Scanziani's lab, which typically studies how the brain processes vision in awake, exploring animals, took an unexpected turn when postdoc Yuta Senzai suggested investigating eye movements during sleep. Senzai brought knowledge from previous research showing that the brain's internal compass—specifically neurons in the anterodorsal thalamic nucleus and post-subiculum—remained active during REM sleep. Using their expertise in vision science, the Scanziani team made a striking connection: the rapid eye movements occurring during REM sleep coordinated perfectly with this internal compass, just as they do when an animal is awake and navigating real space.
To understand how this works, the researchers examined the superior colliculus, the brain's motor command center that functions like a steering wheel, issuing signals to turn the head left or right. They found that during REM sleep, the superior colliculus continues issuing these motor commands—turning the head would normally follow—yet the animal does not move. Instead, the output of these commands reaches the internal compass neurons, which respond exactly as if the head had actually turned. The brain is essentially running a simulation. Motor neurons are inhibited to prevent movement, but the brain faithfully represents the consequences of those motor commands, as though the animal were moving through physical space.
"This is the dream; this is the unfolding of the internal model," Scanziani explains. The research, posted to the bioRxiv preprint server, suggests that the sleeping brain, disconnected from the external world, deploys its internal model to simulate interactions with the physical environment. The team is now investigating whether other brain systems—including the vestibular system that senses motion and the body's position in space—also coordinate with these motor commands to complete the full sensory simulation.

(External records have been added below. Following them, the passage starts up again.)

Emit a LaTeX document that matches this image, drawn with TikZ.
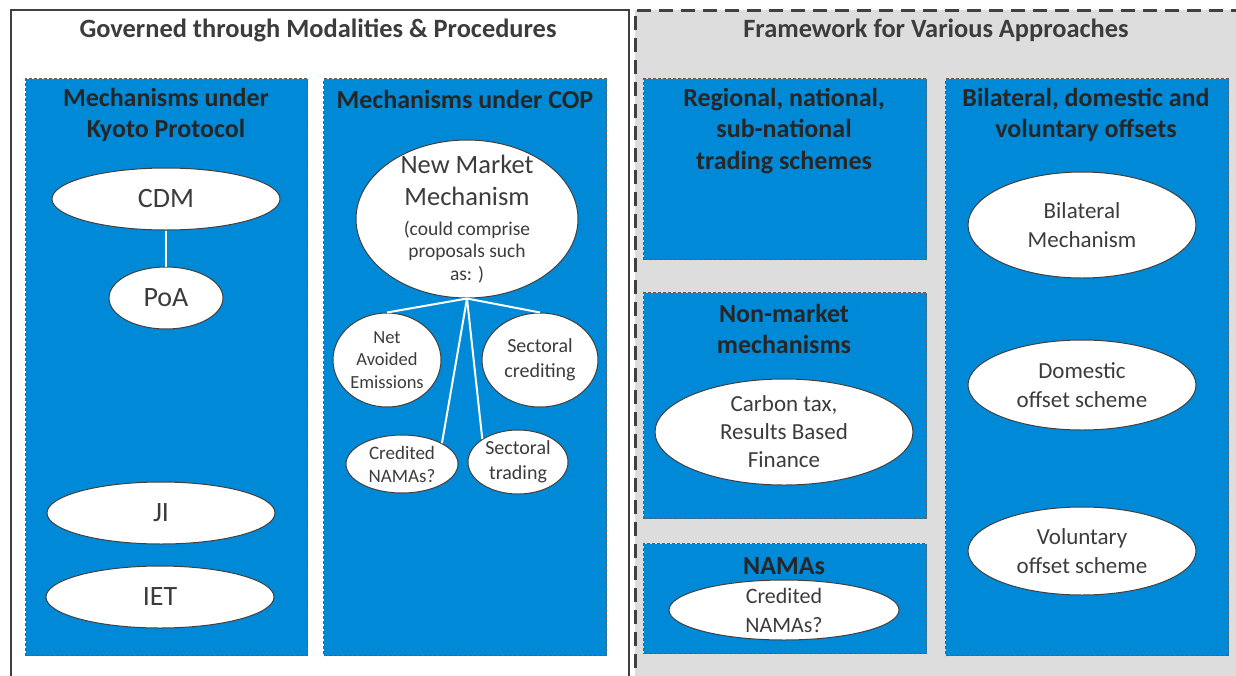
\documentclass[tikz,border=0pt]{standalone}
\usepackage{fontspec}
\setmainfont{Carlito}
\usetikzlibrary{shapes.geometric}
\definecolor{boxblue}{RGB}{0,137,214}
\definecolor{panelgray}{RGB}{221,221,221}
\definecolor{txt}{RGB}{60,60,60}
\definecolor{ttl}{RGB}{38,38,38}
\definecolor{edge}{RGB}{64,64,64}
\newcommand{\fsz}[2]{\fontsize{#1}{#2}\selectfont}
\begin{document}
\begin{tikzpicture}[x=1pt,y=-1pt,
  bluebox/.style={draw=edge!85, dash pattern=on 3pt off 2pt, line width=1pt, fill=boxblue, inner sep=0, anchor=north west},
  ell/.style={ellipse, draw=edge, line width=1pt, fill=white, inner sep=-14pt, text=txt, align=center},
  hdr/.style={text=ttl, font=\bfseries\fsz{26}{31.5}, align=center, inner sep=0},
  ptitle/.style={text=txt, font=\bfseries\fsz{26.4}{30}, inner sep=0},
  link/.style={white, line width=2pt}]
\useasboundingbox (0,0) rectangle (1236,675);
\fill[white] (0,0) rectangle (1236,675);
% panels
\node[draw=edge, line width=2pt, fill=white, inner sep=0, anchor=north west,
  minimum width=618, minimum height=690] (leftpanel) at (10,9) {};
\node[draw=edge, line width=2.5pt, dash pattern=on 14pt off 8pt, fill=panelgray, inner sep=0, anchor=north west,
  minimum width=620, minimum height=690] (rightpanel) at (634,9) {};
\node[ptitle] (lefttitle) at (318,30) {Governed through Modalities \& Procedures};
\node[ptitle] (righttitle) at (936,30) {Framework for Various Approaches};
% blue boxes
\node[bluebox, minimum width=282, minimum height=577] (kyoto) at (25,78) {};
\node[bluebox, minimum width=283, minimum height=577] (cop) at (323,78) {};
\node[bluebox, minimum width=283, minimum height=181] (regional) at (643,78) {};
\node[bluebox, minimum width=283, minimum height=226] (nonmarket) at (643,292) {};
\node[bluebox, minimum width=283, minimum height=110] (namas) at (643,543) {};
\node[bluebox, minimum width=283, minimum height=577] (offsets) at (945,78) {};
% box titles
\node[hdr] (kyotot) at (166,115) {Mechanisms under\\Kyoto Protocol};
\node[hdr] (copt) at (465,99) {Mechanisms under COP};
\node[hdr] (regionalt) at (784,131) {Regional, national,\\sub-national\\trading schemes};
\node[hdr] (nonmarkett) at (784,329) {Non-market\\mechanisms};
\node[hdr] (namast) at (784,566) {NAMAs};
\node[hdr] (offsetst) at (1086,115) {Bilateral, domestic and\\voluntary offsets};
% Kyoto ellipses
\node[ell, font=\fsz{28}{32}, minimum width=228, minimum height=62] (cdm) at (166,199) {CDM};
\node[ell, font=\fsz{28}{32}, minimum width=114, minimum height=62] (poa) at (166,298) {PoA};
\node[ell, font=\fsz{28}{32}, minimum width=228, minimum height=62] (ji) at (161,513) {JI};
\node[ell, font=\fsz{28}{32}, minimum width=228, minimum height=62] (iet) at (160,597) {IET};
\draw[link] (cdm.south) -- (poa.north);
% COP ellipses
\node[ell, font=\fsz{19.5}{22.5}, minimum width=222, minimum height=158] (nmm) at (467,219)
  {\fsz{26.5}{32}New Market\\[9pt]\fsz{26.5}{32}Mechanism\\[7.5pt](could comprise\\proposals such\\as: )};
\node[ell, font=\fsz{18.5}{22.5}, minimum width=108, minimum height=94] (nae) at (387,360) {Net\\Avoided\\Emissions};
\node[ell, font=\fsz{20}{25}, minimum width=116, minimum height=94] (sc) at (540,360) {Sectoral\\crediting};
\node[ell, font=\fsz{19}{23}, minimum width=112, minimum height=58] (cn) at (402,464) {Credited\\NAMAs?};
\node[ell, font=\fsz{20}{25}, minimum width=100, minimum height=64] (st) at (518,462) {Sectoral\\trading};
\draw[link] (nmm.south) -- (nae.north);
\draw[link] (nmm.south) -- (sc.north);
\draw[link] (nmm.south) -- (cn.north east);
\draw[link] (nmm.south) -- (st.north west);
% right side ellipses
\node[ell, font=\fsz{23}{28}, minimum width=258, minimum height=106] (ctax) at (784,432) {Carbon tax,\\Results Based\\Finance};
\node[ell, font=\fsz{22}{29}, minimum width=230, minimum height=60] (cn2) at (784,610) {Credited\\NAMAs?};
\node[ell, font=\fsz{23}{29}, minimum width=228, minimum height=106] (bil) at (1082,225) {Bilateral\\Mechanism};
\node[ell, font=\fsz{23}{29}, minimum width=228, minimum height=90] (dom) at (1082,385) {Domestic\\offset scheme};
\node[ell, font=\fsz{23}{29}, minimum width=228, minimum height=88] (vol) at (1082,551) {Voluntary\\offset scheme};
\end{tikzpicture}
\end{document}
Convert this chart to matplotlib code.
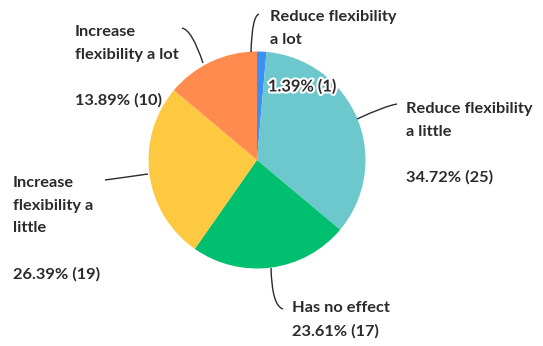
import matplotlib.pyplot as plt
import matplotlib.patheffects as pe
from matplotlib.path import Path
from matplotlib.patches import PathPatch

labels = ['Reduce flexibility\na lot', 'Reduce flexibility\na little', 'Has no effect',
          'Increase\nflexibility a\nlittle', 'Increase\nflexibility a lot']
percents = [1.39, 34.72, 23.61, 26.39, 13.89]
counts = [1, 25, 17, 19, 10]
colors = ['#3d8ef5', '#6cc8cc', '#00bf6f', '#fdc941', '#ff8b4f']


def main():
    plt.rcParams['font.family'] = ['Lato', 'DejaVu Sans']
    fig = plt.figure(figsize=(5.43, 3.46), dpi=100)
    ax = fig.add_axes([0, 0, 1, 1])

    H = 346
    ax.pie(percents, colors=colors, startangle=90, counterclock=False,
           center=(257, H - 160), radius=108.5, frame=True)
    ax.set_xlim(0, 543)
    ax.set_ylim(0, 346)
    ax.axis('off')

    pct = ['%.2f%% (%d)' % (p, c) for p, c in zip(percents, counts)]
    font = dict(fontsize=11.8, fontweight='bold', color='#2b2b2b', va='top', ha='left',
                linespacing=1.78)

    # label text blocks (x, top y in pixels)
    ax.text(270, H - 10, labels[0], **font)
    t = ax.text(268, H - 80, pct[0], **font)
    t.set_path_effects([pe.withStroke(linewidth=3, foreground='white')])
    ax.text(406, H - 102, labels[1] + '\n\n' + pct[1], **font)
    ax.text(292, H - 301, labels[2] + '\n' + pct[2], **font)
    ax.text(13, H - 176, labels[3] + '\n\n' + pct[3], **font)
    ax.text(75, H - 25, labels[4] + '\n\n' + pct[4], **font)

    # connector lines
    connectors = [
        [(251, 52), (252, 16), (259, 14)],
        [(357, 119), (385, 106), (397, 104)],
        [(271, 268), (272, 306), (283, 309)],
        [(148, 174), (120, 178), (105, 180)],
        [(203, 63), (192, 30), (182, 28)],
    ]
    for pts in connectors:
        verts = [(x, H - y) for x, y in pts]
        path = Path(verts, [Path.MOVETO, Path.CURVE3, Path.CURVE3])
        ax.add_patch(PathPatch(path, fill=False, edgecolor='#2b2b2b', linewidth=1.0))

    fig.savefig('out.png', dpi=100)


if __name__ == "__main__":
    main()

For Scanziani, the work answers a fundamental question about human cognition: how is it possible to unfold an entire imagined scenario in your mind without moving a muscle? The answer, it seems, lies in the sleeping brain's ability to reactivate and coordinate the same neural systems used for real movement and navigation. Understanding these mechanisms during sleep may ultimately illuminate how the waking brain generates the predictions and simulations that guide our decisions every day.